17    By contrast, the mere use of the word “discretion” in assessing whether there is “another reason why the original decision should be revoked” does not give rise to error in circumstances where the Tribunal’s reasons indicate that the Tribunal was asking itself whether there was “another reason” and was directing itself to the terms of the Direction in doing so: QYFM v Minister for Immigration, Citizenship and Multicultural Affairs (No 2) [2023] FCAFC 195 at [53][59] (Katzmann, O’Callaghan and McEvoy JJ); Pewhairangi v Minister for Immigration, Citizenship and Multicultural Affairs [2023] FCA 1322 at [41][47] (Markovic J); JSMJ v Minister for Immigration, Citizenship and Multicultural Affairs [2023] FCA 1466 at [38][42] (Perry J).

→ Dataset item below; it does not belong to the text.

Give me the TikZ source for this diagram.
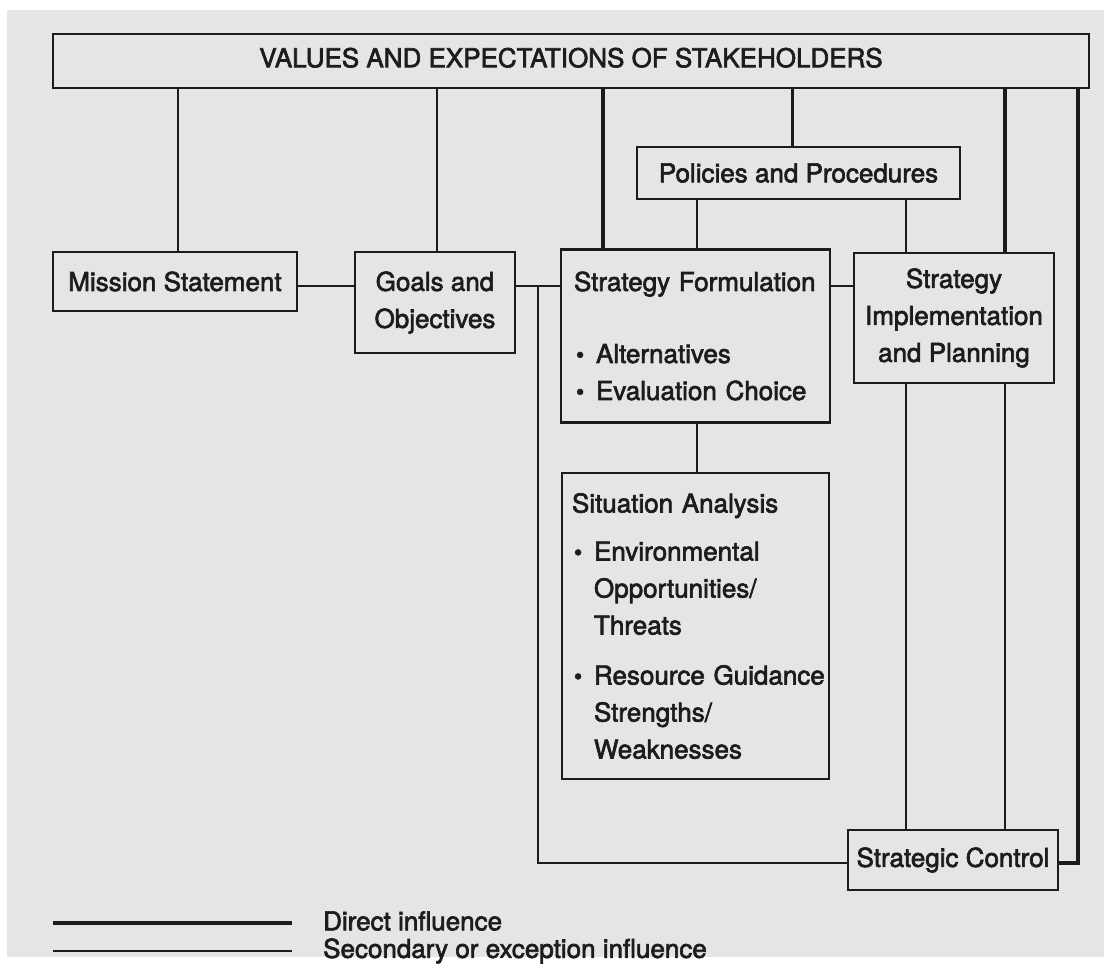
\documentclass[tikz,border=0pt]{standalone}
\usepackage{fontspec}
\setmainfont{TeX Gyre Heros}[FakeBold=2.4]
\usetikzlibrary{calc}

\definecolor{paper}{RGB}{229,229,229}
\definecolor{ink}{RGB}{28,28,28}

\newcommand{\bul}{\hspace*{2pt}\makebox[20pt][l]{\scalebox{0.9}{\textbullet}}}
\newcommand{\ind}{\hspace*{22pt}}

\tikzset{
  box/.style={draw=ink, line width=2.3pt, text=ink, inner sep=0pt,
    font=\fontsize{26}{37}\selectfont},
  listbox/.style={box, align=left, inner xsep=10pt},
  legend/.style={anchor=west, text=ink, inner sep=0pt, font=\fontsize{26}{37}\selectfont},
  direct/.style={draw=ink, line width=4.5pt},
  secondary/.style={draw=ink, line width=2.6pt}
}

\begin{document}
\begin{tikzpicture}[x=1pt,y=-1pt]
\useasboundingbox (0,0) rectangle (1104,967);
\fill[white] (0,0) rectangle (1104,967);
\fill[paper] (7,10) rectangle (1104,957);

% boxes
\node[box, minimum width=1036, minimum height=54, text depth=7pt] (top) at (571,61) {VALUES AND EXPECTATIONS OF STAKEHOLDERS};
\node[box, minimum width=323, minimum height=52] (policies) at (798.5,173) {Policies and Procedures};
\node[box, minimum width=244, minimum height=59] (mission) at (175,281.5) {Mission Statement};
\node[box, align=center, minimum width=160, minimum height=101] (goals) at (435,302.5) {Goals and\\Objectives};
\node[listbox, text width=243, inner xsep=13, minimum height=173] (sf) at (695.5,336)
  {Strategy Formulation\\[35pt]\bul Alternatives\\\bul Evaluation Choice};
\node[box, align=center, minimum width=200, minimum height=130] (si) at (954,318) {Strategy\\Implementation\\and Planning};
\node[listbox, text width=247, minimum height=306] (sit) at (695.5,626)
  {Situation Analysis\\[11pt]\bul Environmental\\\ind Opportunities/\\\ind Threats\\[13pt]\bul\mbox{Resource Guidance}\\\ind Strengths/\\\ind Weaknesses};
\node[box, minimum width=210, minimum height=60] (sc) at (953,860) {Strategic Control};

\coordinate (row) at (0,286);
\coordinate (tap) at ($(goals.east |- row)!0.5!(sf.west |- row)$);

% from the stakeholders
\draw[secondary] ($(mission.north)+(3,0)$) -- ($(mission.north |- top.south)+(3,0)$);
\draw[secondary] ($(goals.north)+(2,0)$) -- ($(goals.north |- top.south)+(2,0)$);
\draw[direct] ($(sf.north west)+(43,0)$) -- ($(sf.north west |- top.south)+(43,0)$);
\draw[secondary] ($(policies.north)+(-6,0)$) -- ($(policies.north |- top.south)+(-6,0)$);
\draw[direct] ($(si.north east)+(-50,0)$) -- ($(si.north east |- top.south)+(-50,0)$);
\draw[direct] ($(top.south east)+(-12,0)$) |- ($(sc.east)+(0,3)$);

% policies down to formulation and implementation
\draw[secondary] ($(sf.north west)+(137,0)$) -- ($(sf.north west |- policies.south)+(137,0)$);
\draw[secondary] ($(si.north west)+(53,0)$) -- ($(si.north west |- policies.south)+(53,0)$);

% middle row
\draw[secondary] (mission.east |- row) -- (goals.west |- row);
\draw[secondary] (goals.east |- row) -- (sf.west |- row);
\draw[secondary] (sf.east |- row) -- (si.west |- row);

% down to situation analysis and control
\draw[secondary] ($(sf.south west)+(137,0)$) -- ($(sf.south west |- sit.north)+(137,0)$);
\draw[secondary] ($(si.south west)+(53,0)$) -- ($(si.south west |- sc.north)+(53,0)$);
\draw[secondary] ($(si.south east)+(-50,0)$) -- ($(si.south east |- sc.north)+(-50,0)$);
\draw[secondary] (tap) |- ($(sc.west)+(0,3)$);

% legend
\node[legend] (ldirect) at (323,921) {Direct influence};
\node[legend] (lsecond) at (323,951) {Secondary or exception influence};
\draw[direct] ($(ldirect.west)+(-31,2)$) -- ($(ldirect.west)+(-270,2)$);
\draw[secondary] ($(lsecond.west)+(-31,0)$) -- ($(lsecond.west)+(-270,0)$);
\end{tikzpicture}
\end{document}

18    In the present case, the Tribunal did direct itself to the correct statutory test. The Tribunal quoted the language of s 501CA(4) as stating the relevant criteria at [13], and concluded by affirming the decision under review (at [136]) which expressly stated that the delegate of the Minister was not satisfied that there is “another reason why the cancellation decision should be revoked”. Accordingly, the word “discretion” was used by the Tribunal in the present case as meaning no more than that the decision as to whether there was “another reason” involved an evaluative assessment, and one to be approached by weighing the various considerations referred to in the Direction. Read fairly in the context of the decision as a whole, the Tribunal did not use the word “discretion” as referring to a wider or more flexible discretion than that. I also bear in mind the principle that the reasons for the decision under review are not to be construed minutely and finely with an eye keenly attuned to the perception of error: Minister for Immigration and Ethnic Affairs v Wu Shan Liang (1996) 185 CLR 259 at 272 (Brennan CJ, Toohey, McHugh and Gummow JJ).

19    Accordingly, Ground 2 is also not established.

Conclusion

20    The application for judicial review should be dismissed with costs.

I certify that the preceding twenty (20) numbered paragraphs are a true copy of the Reasons for Judgment of the Honourable Justice Jackman.